= Anthony Stern =

British documentary filmmaker (1944–2022)

Anthony Stern (26 October 1944 – 10 February 2022) was a British experimental filmmaker and glass maker. He first started making films while at Cambridge University, then worked as assistant to the avant-garde documentary film maker Peter Whitehead.

==Biography==
Stern was born in Cambridge, England, on 26 October 1944. At the age of 18, Stern and Syd Barrett held a joint painting exhibition in Cambridge. He later moved to London and became involved in the film and music scene. Stern made films, took photographs, and amassed a body of work which eventually grew into an archive.

Stern developed the concept of the impressionistic documentary with his BFI financed work San Francisco: Film, which was produced by Iris Sawyer, Jeremy Mitchell, Anthony and his friend Alan Callan. The film was cut to one of the first recordings of "Interstellar Overdrive" performed by Pink Floyd, whose lead guitarist Syd Barrett was a friend of Stern's. It won awards for cinematography at the Oberhausen, Melbourne and Sydney Film Festivals.

Later he began developing a non linear film concept with Syd Barrett called "Wheel", an impressionistic piece, which was designed to be seen many times, with each viewing the audience making new discoveries.

On 14 April 1969, Stern went to the Royal Festival Hall to film Pink Floyd as they rehearsed for their 'Man/Journey' show, billed as 'The Massed Gadgets of Auximenes' – More Furious Madness from Pink Floyd. The filming was interrupted by a RFH official who demanded he stop as no permission to film had been granted by RFH officials.

Stern also made the experimental films 'Serendipity' and 'Ain't Misbehavin'", pioneering the use of 16 mm single frame cinematography in the late 1960s.

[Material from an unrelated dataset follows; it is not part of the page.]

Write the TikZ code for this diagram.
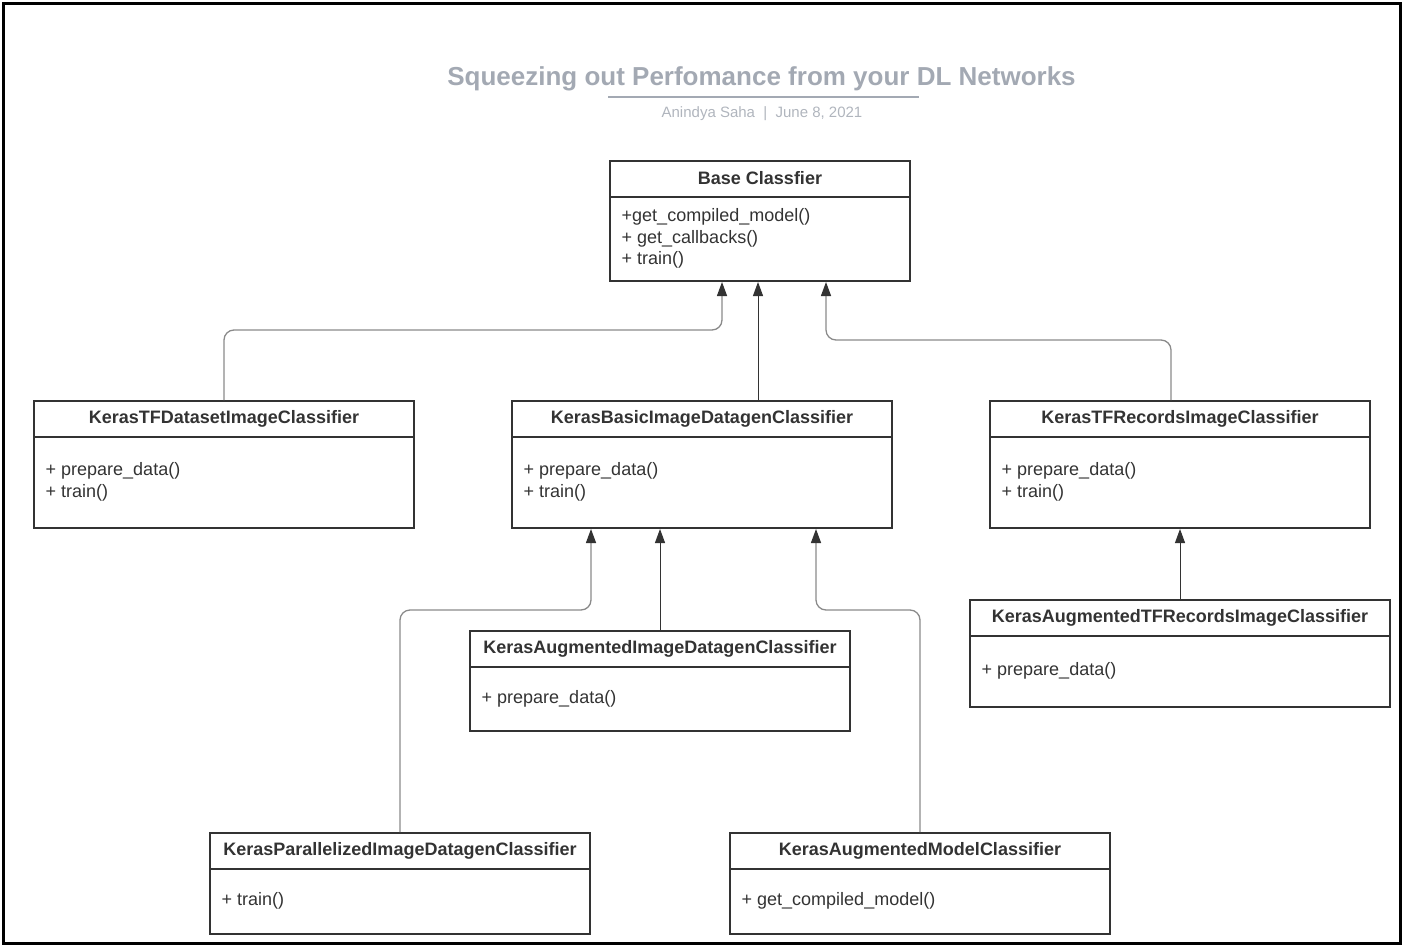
\documentclass[tikz,border=0pt]{standalone}
\usepackage{fontspec}
\setmainfont{Liberation Sans}
\usetikzlibrary{arrows.meta, calc, positioning}
\definecolor{ink}{HTML}{333333}
\definecolor{wire}{HTML}{8A8A8A}
\definecolor{titlegray}{HTML}{A3A9B3}
\definecolor{subgray}{HTML}{B0B5BD}
\tikzset{
    >={Triangle[length=14pt, width=10pt, color=ink]},
    classbox/.style={draw=ink, line width=2pt, inner sep=0pt, anchor=north west},
    classline/.style={ink, line width=2pt},
    classname/.style={text=ink, inner sep=0pt, font=\fontsize{18}{21.5}\selectfont\bfseries},
    methods/.style={text=ink, inner sep=0pt, anchor=west, align=left, font=\fontsize{18}{21.5}\selectfont},
    inherit/.style={->, ink, line width=1pt},
    bent/.style={inherit, draw=wire, line width=1.3pt, rounded corners=10pt},
}

\begin{document}
\begin{tikzpicture}[x=1pt, y=-1pt]
    \useasboundingbox (0,0) rectangle (1404,947);
    \draw[line width=3pt] (3.5,3.5) rectangle (1400.5,943.5);
    % heading
    \node[text=titlegray, font=\fontsize{26}{30}\selectfont\bfseries] (title) at (761.5,79) {Squeezing out Perfomance from your DL Networks};
    \draw[titlegray, line width=2pt] (608,97) -- (919,97);
    \node[text=subgray, font=\fontsize{15}{18}\selectfont] (byline) at (762,114) {Anindya Saha\ \ |\ \ June 8, 2021};
    % classes
    \foreach \n/\x/\y/\w/\h/\t/\m [evaluate={\yb=\y+37}, evaluate={\ym=\y+18.5+\h/2}] in {
        base/609/160/300/120/{Base Classfier}/{+get\_compiled\_model()\\+ get\_callbacks()\\+ train()},
        tfdata/33/400/380/127/{KerasTFDatasetImageClassifier}/{+ prepare\_data()\\+ train()},
        basic/511/400/380/127/{KerasBasicImageDatagenClassifier}/{+ prepare\_data()\\+ train()},
        tfrec/989/400/380/127/{KerasTFRecordsImageClassifier}/{+ prepare\_data()\\+ train()},
        augtfrec/969/599/420/107/{KerasAugmentedTFRecordsImageClassifier}/{+ prepare\_data()},
        augimg/469/630/380/100/{KerasAugmentedImageDatagenClassifier}/{+ prepare\_data()},
        par/209/832/380/101/{KerasParallelizedImageDatagenClassifier}/{+ train()},
        augmod/729/832/380/101/{KerasAugmentedModelClassifier}/{+ get\_compiled\_model()}} {
        \node[classbox, minimum width=\w pt, minimum height=\h pt] (\n) at (\x,\y) {};
        \draw[classline] (\x,\yb) -- ++(\w,0);
        \node[classname] (\n-name) at ($(\n.north)+(0,18.5)$) {\t};
        \node[methods] (\n-ops) at (\x+12.5,\ym) {\m};
    };
    % inheritance
    \draw[bent] (tfdata.north) -- ++(0,-70) -| ($(base.south)+(-38,0)$);
    \draw[inherit] ($(basic.north -| base.south)+(-2,0)$) -- ($(base.south)+(-2,0)$);
    \draw[bent] ($(tfrec.north)+(-9,0)$) -- ++(0,-60) -| ($(base.south)+(66,0)$);
    \draw[inherit] (augtfrec.north) -- (augtfrec.north |- tfrec.south);
    \draw[bent] (par.north) -- ++(0,-222) -| ($(basic.south)+(-111,0)$);
    \draw[inherit] (augimg.north) -- (augimg.north |- basic.south);
    \draw[bent] (augmod.north) -- ++(0,-222) -| ($(basic.south)+(114,0)$);
\end{tikzpicture}
\end{document}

Pursuing his fascination with colour and materials through which light passes, Stern completed an MA at the Royal College of Art in Glass and was a glass maker. His work is included in the collections of Queen Elizabeth II, Sir Elton John, the Saudi Royal Family (Red Sea Palace), the Victoria & Albert Museum, Barclays Bank, Morgan Stanley, the Nomura Group, Sir Derek Jacobi, and the Broadfield House Glass Museum, to name but a few. Anthony's work as a glass artist has also been the subject of the film 'Lit From Within: The Art of Anthony Stern'.

In 2004, Anthony completed work on his film 'The Noon Gun', based on material filmed in 1971, when Stern travelled to Afghanistan with his 16 mm camera. The footage, rediscovered in 2003, forms the basis of this film-poem, which features a soundtrack by the world fusion musicians Equa.

Produced and edited by the multi-media artist and director Sadia Sadia, working with the composer and sound designer Stephen W Tayler, the film had its world premiere at the Melbourne International Film Festival. Since then it has been shown in the UK at the National Museum of Photography, Film and Television, as well as featuring in the 2005 'Films From The South' Festival in Oslo, Norway. Stern attended the Festival as a guest speaker, supported by the British Council. Subsequently, then the film has been broadcast on Tolo TV, the most popular liberal TV station in Kabul, Afghanistan, as well as on the Bhutan Broadcasting Service (the only service to broadcast within the Bhutanese border).

In 2016, Lost and Found: The Memory Marbles of Anthony Stern, a compilation of films and photos by Stern were featured on BBC4 as part of a series of programmes curated by Keith Richards and Julien Temple, known collectively as Keith Richards' Lost Weekend.

Stern died on 10 February 2022, at the age of 77.